To donate, visit https://seapaddlenyc.dojiggy.com/ab1aaba/reg-pages/pledge/waynebest.
“I think I might actually try to enjoy the race a little more this year, look around and take everything in,” he said. “There’s a lot of cool stuff you pass you can only see by boat or paddle. Winning is not the most important thing to me – I’m still going to push myself – but I just want to relax and enjoy myself.”
Best said he usually completes the race in about four and a half hours.
“I’m definitely going to strive to do it in four and a half hours [but] trying to raise money is ultimately why we’re all doing this,” he added.
SEA Paddle NYC is the largest fundraiser for the Surfers’ Environmental Alliance, an organization committed to the preservation and protection of environmental and cultural elements integral to surfing.

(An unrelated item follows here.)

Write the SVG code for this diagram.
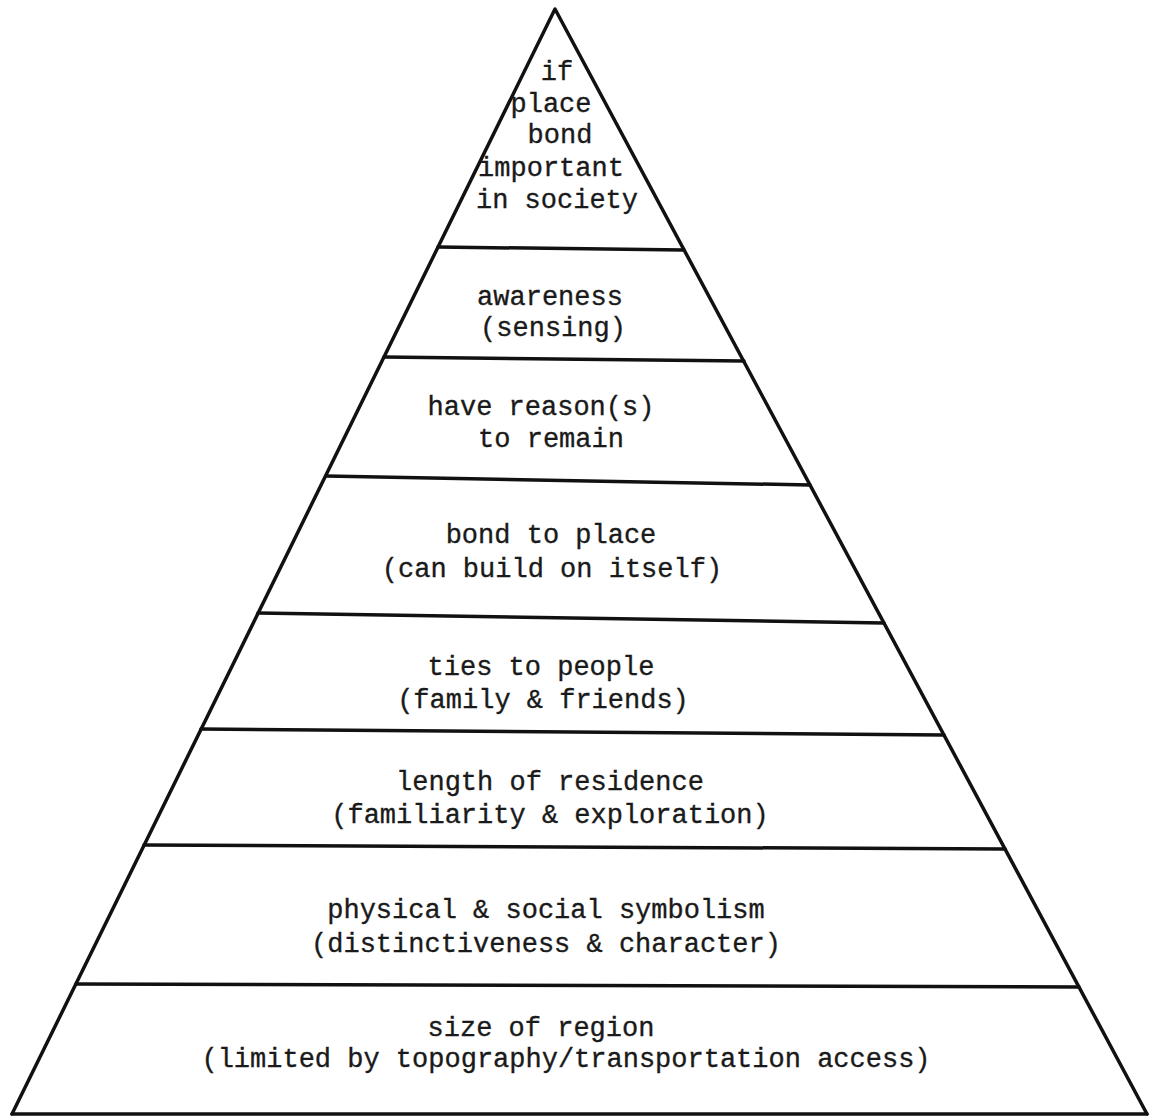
<svg xmlns="http://www.w3.org/2000/svg" width="1151" height="1117" viewBox="0 0 1151 1117">
<style>
.edge{stroke:#111;stroke-width:3.5;fill:none;stroke-linecap:round;stroke-linejoin:round}
.div{stroke:#111;stroke-width:3.5;fill:none;stroke-linecap:round}
text{font-family:"Liberation Mono","DejaVu Sans Mono",monospace;font-size:27px;fill:#1a1a1a;text-anchor:middle;stroke:#1a1a1a;stroke-width:0.35}
</style>
<rect width="1151" height="1117" fill="#ffffff"/>
<g id="connectors">
<polyline class="edge" points="12,1114 555,9 1147,1114"/>
<line class="div" x1="12" y1="1114" x2="1147" y2="1114"/>
<line class="div" x1="438" y1="247" x2="684" y2="250"/>
<line class="div" x1="384" y1="357" x2="744" y2="361"/>
<line class="div" x1="326" y1="476" x2="810" y2="485"/>
<line class="div" x1="258" y1="613" x2="884" y2="623"/>
<line class="div" x1="201" y1="729" x2="944" y2="735"/>
<line class="div" x1="144" y1="845" x2="1005" y2="849"/>
<line class="div" x1="76" y1="984" x2="1079" y2="987"/>
</g>
<g id="tier-apex">
<text x="557" y="80">if</text>
<text x="551" y="112">place</text>
<text x="560" y="143">bond</text>
<text x="551" y="176">important</text>
<text x="557" y="208">in society</text>
</g>
<g id="tier-awareness">
<text x="550" y="305">awareness</text>
<text x="553" y="336">(sensing)</text>
</g>
<g id="tier-reasons">
<text x="541" y="415">have reason(s)</text>
<text x="551" y="447">to remain</text>
</g>
<g id="tier-bond">
<text x="551" y="543">bond to place</text>
<text x="552" y="577">(can build on itself)</text>
</g>
<g id="tier-ties">
<text x="541" y="675">ties to people</text>
<text x="543" y="708">(family &amp; friends)</text>
</g>
<g id="tier-residence">
<text x="550" y="790">length of residence</text>
<text x="550" y="823">(familiarity &amp; exploration)</text>
</g>
<g id="tier-symbolism">
<text x="546" y="918">physical &amp; social symbolism</text>
<text x="546" y="952">(distinctiveness &amp; character)</text>
</g>
<g id="tier-region">
<text x="541" y="1036">size of region</text>
<text x="566" y="1067">(limited by topography/transportation access)</text>
</g>
</svg>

SEA Paddle NYC has raised more than $3.35 million for environmental preservation and various autism nonprofits since its inception.
It also supports Surfer’s Healing, a nonprofit organization that provides autistic children with free, professional surf lessons. An annual camp is held in Ocean City each summer for children.
Best is excited and looking forward to the event, which draws competitors from all over the country and around the world. He has also made many lifelong friends participating in the event.
“Race director Richard Lee is an awesome guy. We’ve become good friends,” he said. “If it weren’t for Richard Lee and how awesome he is I doubt I’d do the race every year.”